What the exercise asks: Take the lines of the data below from the very first through the line containing "fig = plt.figure(figsize=(13.2, 6.1), dpi=100)" and output them exactly, pictures excluded.

Material for the task:
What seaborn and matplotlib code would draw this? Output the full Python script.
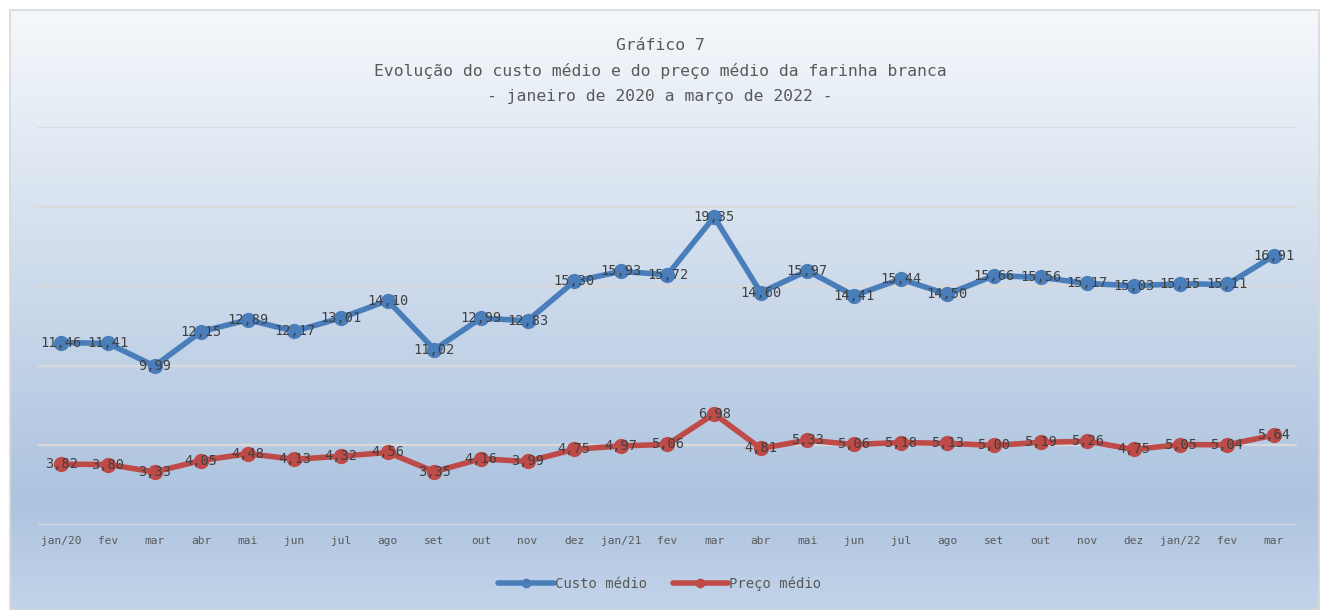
import numpy as np
import pandas as pd
import matplotlib
matplotlib.use('Agg')
import matplotlib.pyplot as plt
from matplotlib.colors import LinearSegmentedColormap
from matplotlib.lines import Line2D
from matplotlib.patches import Rectangle
import seaborn as sns

# Data
meses = ['jan/20', 'fev', 'mar', 'abr', 'mai', 'jun', 'jul', 'ago', 'set', 'out', 'nov', 'dez',
         'jan/21', 'fev', 'mar', 'abr', 'mai', 'jun', 'jul', 'ago', 'set', 'out', 'nov', 'dez',
         'jan/22', 'fev', 'mar']
custo_medio = [11.46, 11.41, 9.99, 12.15, 12.89, 12.17, 13.01, 14.10, 11.02, 12.99, 12.83, 15.30,
               15.93, 15.72, 19.35, 14.60, 15.97, 14.41, 15.44, 14.50, 15.66, 15.56, 15.17, 15.03,
               15.15, 15.11, 16.91]
preco_medio = [3.82, 3.80, 3.33, 4.05, 4.48, 4.13, 4.32, 4.56, 3.35, 4.16, 3.99, 4.75,
               4.97, 5.06, 6.98, 4.81, 5.33, 5.06, 5.18, 5.13, 5.00, 5.19, 5.26, 4.75,
               5.05, 5.04, 5.64]
series = ['Custo médio', 'Preço médio']

sns.set_style('white')
plt.rcParams['font.family'] = ['DejaVu Sans Mono', 'DejaVu Sans']

colors = {'Custo médio': '#4a7ebb', 'Preço médio': '#be4b48'}

df = pd.DataFrame({
    'pos': list(range(len(meses))) * 2,
    'valor': custo_medio + preco_medio,
    'serie': [series[0]] * len(meses) + [series[1]] * len(meses),
})

fig = plt.figure(figsize=(13.2, 6.1), dpi=100)

# background gradient (chart area)
bg = fig.add_axes([10 / 1320, 0, 1 - 10 / 1320, 600 / 610], zorder=-10)
cmap = LinearSegmentedColormap.from_list(
    'bg', [(0.0, '#f5f8fb'), (0.82, '#adc3df'), (1.0, '#c3d4e9')])
grad = np.linspace(0, 1, 256).reshape(-1, 1)
bg.imshow(grad, cmap=cmap, aspect='auto', extent=[0, 1, 0, 1])
bg.set_axis_off()
fig.patches.append(Rectangle((10 / 1320, 0), 1 - 10 / 1320 - 0.001, 600 / 610,
                             transform=fig.transFigure, fill=False,
                             edgecolor='#d9d9d9', linewidth=1.2, zorder=-5))

ax = fig.add_axes([38 / 1320, 1 - 525 / 610, (1297 - 38) / 1320, (525 - 127) / 610])
ax.set_facecolor('none')

sns.lineplot(data=df, x='pos', y='valor', hue='serie', palette=colors,
             marker='o', markersize=11, markeredgewidth=0, linewidth=4,
             sort=False, legend=False, ax=ax)

for vals in (custo_medio, preco_medio):
    for i, v in enumerate(vals):
        ax.text(i, v, f'{v:.2f}'.replace('.', ','), ha='center', va='center',
                fontsize=9.8, color='#404040', zorder=5)

ax.set_xlim(-0.5, len(meses) - 0.5)
ax.set_ylim(0, 25)
ax.set_yticks(np.arange(0, 26, 5))
ax.set_yticklabels([])
ax.set_xticks(range(len(meses)))
ax.set_xticklabels(meses, fontsize=8, color='#595959')
ax.tick_params(axis='both', length=0, pad=8)
ax.grid(axis='y', color='#d9d9d9', linewidth=1.6)
ax.set_axisbelow(True)
ax.set_xlabel('')
ax.set_ylabel('')
for s in ax.spines.values():
    s.set_visible(False)

fig.text(0.5, 1 - 45 / 610, 'Gráfico 7', ha='center', va='center', fontsize=11.8, color='#595959')
fig.text(0.5, 1 - 71 / 610, 'Evolução do custo médio e do preço médio da farinha branca',
         ha='center', va='center', fontsize=11.8, color='#595959')
fig.text(0.5, 1 - 97 / 610, '- janeiro de 2020 a março de 2022 -',
         ha='center', va='center', fontsize=11.8, color='#595959')

handles = [Line2D([0], [0], color=colors[s], linewidth=4, marker='o', markersize=7,
                  markeredgewidth=0) for s in series]
fig.legend(handles, series, loc='center', bbox_to_anchor=(0.5, 1 - 584 / 610), ncol=2,
           frameon=False, fontsize=10, handlelength=4, columnspacing=1.8,
           handletextpad=0.1, labelcolor='#595959')

fig.savefig('out.png', dpi=100)
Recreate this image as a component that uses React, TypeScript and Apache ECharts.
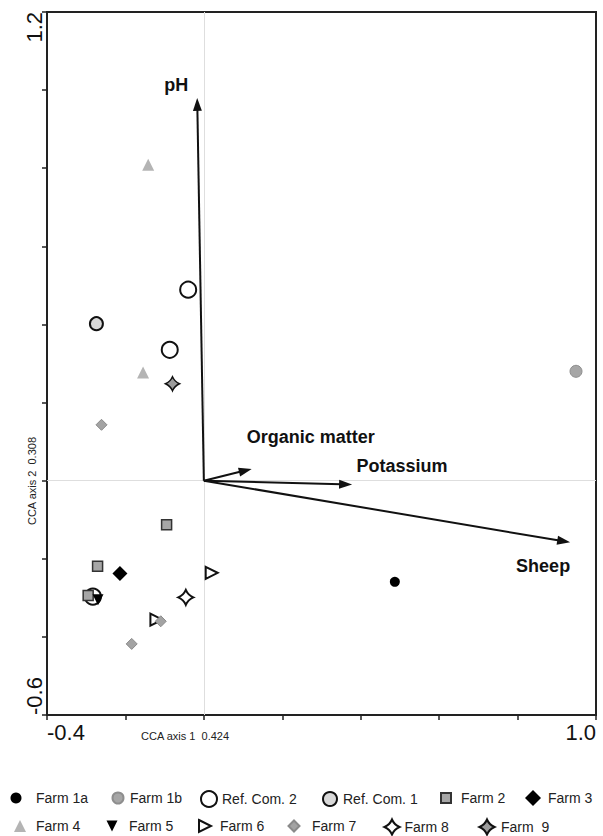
import React, { useEffect, useRef } from 'react';
import * as echarts from 'echarts';

// ---------------- data ----------------
const seriesNames = ['Farm 1a', 'Farm 1b', 'Ref. Com. 2', 'Ref. Com. 1', 'Farm 2', 'Farm 3', 'Farm 4', 'Farm 5', 'Farm 6', 'Farm 7', 'Farm 8', 'Farm  9'];

const farm1a = [[0.487, -0.259]];
const farm1b = [[0.949, 0.280]];
const refCom2 = [[-0.040, 0.489], [-0.087, 0.335], [-0.283, -0.297]];
const refCom1 = [[-0.274, 0.402]];
const farm2 = [[-0.095, -0.113], [-0.271, -0.219], [-0.295, -0.294]];
const farm3 = [[-0.214, -0.238]];
const farm4 = [[-0.142, 0.809], [-0.155, 0.277]];
const farm5 = [[-0.270, -0.305]];
const farm6 = [[0.020, -0.236], [-0.121, -0.356]];
const farm7 = [[-0.261, 0.143], [-0.110, -0.360], [-0.184, -0.418]];
const farm8 = [[-0.046, -0.299]];
const farm9 = [[-0.080, 0.248]];
const seriesData = [farm1a, farm1b, refCom2, refCom1, farm2, farm3, farm4, farm5, farm6, farm7, farm8, farm9];

const vectorNames = ['pH', 'Organic matter', 'Potassium', 'Sheep'];
const vectorX = [-0.017, 0.122, 0.378, 0.934];
const vectorY = [0.980, 0.030, -0.010, -0.158];

const xMin = -0.4;
const xMax = 1.0;
const yMin = -0.6;
const yMax = 1.2;
const tickStep = 0.2;
const xTickLabels = ['-0.4', '1.0'];
const yTickLabels = ['-0.6', '1.2'];
const axis1Title = 'CCA axis 1  0.424';
const axis2Title = 'CCA axis 2  0.308';

// ---------------- styles ----------------
const FONT = '"Liberation Sans", Arial, Helvetica, sans-serif';
const STAR = 'path://M10,0 Q13,7 20,10 Q13,13 10,20 Q7,13 0,10 Q7,7 10,0 Z';
const RIGHT_TRI = 'path://M0,0 L20,10 L0,20 Z';
const DOWN_TRI = 'path://M0,0 L20,0 L10,20 Z';

type Sty = { symbol: string; size: number; color: string; border?: string; bw?: number };
const seriesStyles: Sty[] = [
  { symbol: 'circle', size: 10, color: '#000000' },
  { symbol: 'circle', size: 12, color: '#a6a6a6', border: '#8e8e8e', bw: 1 },
  { symbol: 'circle', size: 16, color: '#ffffff', border: '#111111', bw: 2 },
  { symbol: 'circle', size: 13, color: '#d9d9d9', border: '#111111', bw: 2 },
  { symbol: 'rect', size: 10, color: '#a6a6a6', border: '#333333', bw: 1.5 },
  { symbol: 'diamond', size: 15, color: '#000000' },
  { symbol: 'triangle', size: 12, color: '#b4b4b4' },
  { symbol: DOWN_TRI, size: 11, color: '#000000' },
  { symbol: RIGHT_TRI, size: 12, color: '#ffffff', border: '#111111', bw: 2 },
  { symbol: 'diamond', size: 11, color: '#a3a3a3', border: '#8a8a8a', bw: 1 },
  { symbol: STAR, size: 15, color: '#ffffff', border: '#111111', bw: 2 },
  { symbol: STAR, size: 14, color: '#9c9c9c', border: '#111111', bw: 1.5 },
];

// legend layout: icon centre x, text start x, row centre y, icon size
const legendLayout = [
  { c: 16, t: 36, y: 798, s: 11 },
  { c: 117, t: 129, y: 798, s: 11 },
  { c: 208, t: 219, y: 798, s: 16 },
  { c: 329, t: 342, y: 798, s: 14 },
  { c: 445, t: 460, y: 798, s: 10 },
  { c: 533, t: 548, y: 798, s: 16 },
  { c: 20, t: 36, y: 826, s: 12 },
  { c: 112, t: 129, y: 826, s: 11 },
  { c: 204, t: 219, y: 826, s: 12 },
  { c: 293, t: 311, y: 826, s: 11 },
  { c: 391, t: 402, y: 826, s: 15 },
  { c: 486, t: 500, y: 826, s: 15 },
];

const vectorLabelOffsets = [[-21, -13], [59, -32], [50, -19], [-27, 24]];

function buildOption() {
  const scatterSeries = seriesNames.map((name, i) => {
    const st = seriesStyles[i];
    const s: any = {
      type: 'scatter',
      name,
      data: seriesData[i],
      symbol: st.symbol,
      symbolSize: st.size,
      itemStyle: {
        color: st.color,
        borderColor: st.border || st.color,
        borderWidth: st.bw || 0,
        opacity: 1,
      },
      z: 4,
    };
    if (i === 0) {
      s.markLine = {
        silent: true,
        symbol: ['none', 'none'],
        label: { show: false },
        lineStyle: { color: '#dedede', width: 1, type: 'solid' },
        data: [{ xAxis: 0 }, { yAxis: 0 }],
        z: 1,
      };
    }
    return s;
  });

  const vectorSeries = {
    type: 'custom',
    name: 'vectors',
    coordinateSystem: 'cartesian2d',
    data: vectorX.map((x, i) => [x, vectorY[i]]),
    encode: { x: 0, y: 1 },
    clip: false,
    z: 3,
    renderItem: (params: any, api: any) => {
      const i = params.dataIndex;
      const o = api.coord([0, 0]);
      const p = api.coord([api.value(0), api.value(1)]);
      const dx = p[0] - o[0];
      const dy = p[1] - o[1];
      const len = Math.hypot(dx, dy);
      const ux = dx / len;
      const uy = dy / len;
      const headLen = 13;
      const headW = 4.5;
      const bx = p[0] - ux * headLen;
      const by = p[1] - uy * headLen;
      const off = vectorLabelOffsets[i];
      return {
        type: 'group',
        children: [
          { type: 'line', shape: { x1: o[0], y1: o[1], x2: bx + ux * 2, y2: by + uy * 2 }, style: { stroke: '#111', lineWidth: 2 } },
          {
            type: 'polygon',
            shape: { points: [[p[0], p[1]], [bx - uy * headW, by + ux * headW], [bx + uy * headW, by - ux * headW]] },
            style: { fill: '#111' },
          },
          {
            type: 'text',
            x: p[0] + off[0],
            y: p[1] + off[1],
            style: {
              text: vectorNames[i],
              font: 'bold 18px ' + FONT,
              fill: '#111',
              align: 'center',
              verticalAlign: 'middle',
            },
          },
        ],
      };
    },
  };

  const legends = seriesNames.map((name, i) => {
    const L = legendLayout[i];
    const h = Math.max(L.s, 14);
    return {
      data: [name],
      left: L.c - L.s / 2,
      top: L.y - h / 2,
      itemWidth: L.s,
      itemHeight: L.s,
      padding: 0,
      itemGap: 0,
      selectedMode: false,
      symbolKeepAspect: true,
      textStyle: {
        fontSize: 14,
        fontFamily: FONT,
        color: '#222',
        padding: [0, 0, 0, Math.max(0, L.t - L.c - L.s / 2 - 5)],
      },
    };
  });

  const near = (a: number, b: number) => Math.abs(a - b) < 1e-6;

  return {
    animation: false,
    backgroundColor: '#ffffff',
    textStyle: { fontFamily: FONT },
    grid: {
      left: 47,
      right: 7,
      top: 12,
      bottom: 121,
      show: true,
      borderColor: '#222',
      borderWidth: 2,
      backgroundColor: 'transparent',
    },
    xAxis: {
      type: 'value',
      min: xMin,
      max: xMax,
      interval: tickStep,
      axisLine: { show: true, onZero: false, lineStyle: { color: '#222', width: 2 } },
      axisTick: { show: true, length: 5, lineStyle: { color: '#222', width: 1.5 } },
      splitLine: { show: false },
      axisLabel: {
        interval: 0,
        fontSize: 22,
        fontFamily: FONT,
        color: '#111',
        margin: 6,
        alignMinLabel: 'left',
        alignMaxLabel: 'right',
        formatter: (v: number) => (near(v, xMin) ? xTickLabels[0] : near(v, xMax) ? xTickLabels[1] : ''),
      },
    },
    yAxis: {
      type: 'value',
      min: yMin,
      max: yMax,
      interval: tickStep,
      axisLine: { show: true, onZero: false, lineStyle: { color: '#222', width: 2 } },
      axisTick: { show: true, length: 5, lineStyle: { color: '#222', width: 1.5 } },
      splitLine: { show: false },
      axisLabel: {
        interval: 0,
        rotate: 90,
        fontSize: 22,
        fontFamily: FONT,
        color: '#111',
        margin: 2,
        alignMinLabel: 'left',
        alignMaxLabel: 'right',
        formatter: (v: number) => (near(v, yMin) ? yTickLabels[0] : near(v, yMax) ? yTickLabels[1] : ''),
      },
    },
    legend: legends,
    graphic: [
      {
        type: 'text',
        left: 141,
        top: 730,
        style: { text: axis1Title, font: '11px ' + FONT, fill: '#222' },
      },
      {
        type: 'text',
        x: 32,
        y: 481,
        rotation: Math.PI / 2,
        style: { text: axis2Title, font: '11px ' + FONT, fill: '#222', align: 'center', verticalAlign: 'middle' },
      },
    ],
    series: [...scatterSeries, vectorSeries],
  };
}

export default function App() {
  const ref = useRef<HTMLDivElement>(null);
  useEffect(() => {
    if (!ref.current) return;
    const chart = echarts.init(ref.current, null, { renderer: 'svg' });
    chart.setOption(buildOption() as any);
    return () => chart.dispose();
  }, []);
  return (
    <div
      ref={ref}
      style={{ position: 'fixed', left: 0, top: 0, width: 603, height: 836, background: '#fff' }}
    />
  );
}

Full output:
What seaborn and matplotlib code would draw this? Output the full Python script.
import numpy as np
import pandas as pd
import matplotlib
matplotlib.use('Agg')
import matplotlib.pyplot as plt
from matplotlib.colors import LinearSegmentedColormap
from matplotlib.lines import Line2D
from matplotlib.patches import Rectangle
import seaborn as sns

# Data
meses = ['jan/20', 'fev', 'mar', 'abr', 'mai', 'jun', 'jul', 'ago', 'set', 'out', 'nov', 'dez',
         'jan/21', 'fev', 'mar', 'abr', 'mai', 'jun', 'jul', 'ago', 'set', 'out', 'nov', 'dez',
         'jan/22', 'fev', 'mar']
custo_medio = [11.46, 11.41, 9.99, 12.15, 12.89, 12.17, 13.01, 14.10, 11.02, 12.99, 12.83, 15.30,
               15.93, 15.72, 19.35, 14.60, 15.97, 14.41, 15.44, 14.50, 15.66, 15.56, 15.17, 15.03,
               15.15, 15.11, 16.91]
preco_medio = [3.82, 3.80, 3.33, 4.05, 4.48, 4.13, 4.32, 4.56, 3.35, 4.16, 3.99, 4.75,
               4.97, 5.06, 6.98, 4.81, 5.33, 5.06, 5.18, 5.13, 5.00, 5.19, 5.26, 4.75,
               5.05, 5.04, 5.64]
series = ['Custo médio', 'Preço médio']

sns.set_style('white')
plt.rcParams['font.family'] = ['DejaVu Sans Mono', 'DejaVu Sans']

colors = {'Custo médio': '#4a7ebb', 'Preço médio': '#be4b48'}

df = pd.DataFrame({
    'pos': list(range(len(meses))) * 2,
    'valor': custo_medio + preco_medio,
    'serie': [series[0]] * len(meses) + [series[1]] * len(meses),
})

fig = plt.figure(figsize=(13.2, 6.1), dpi=100)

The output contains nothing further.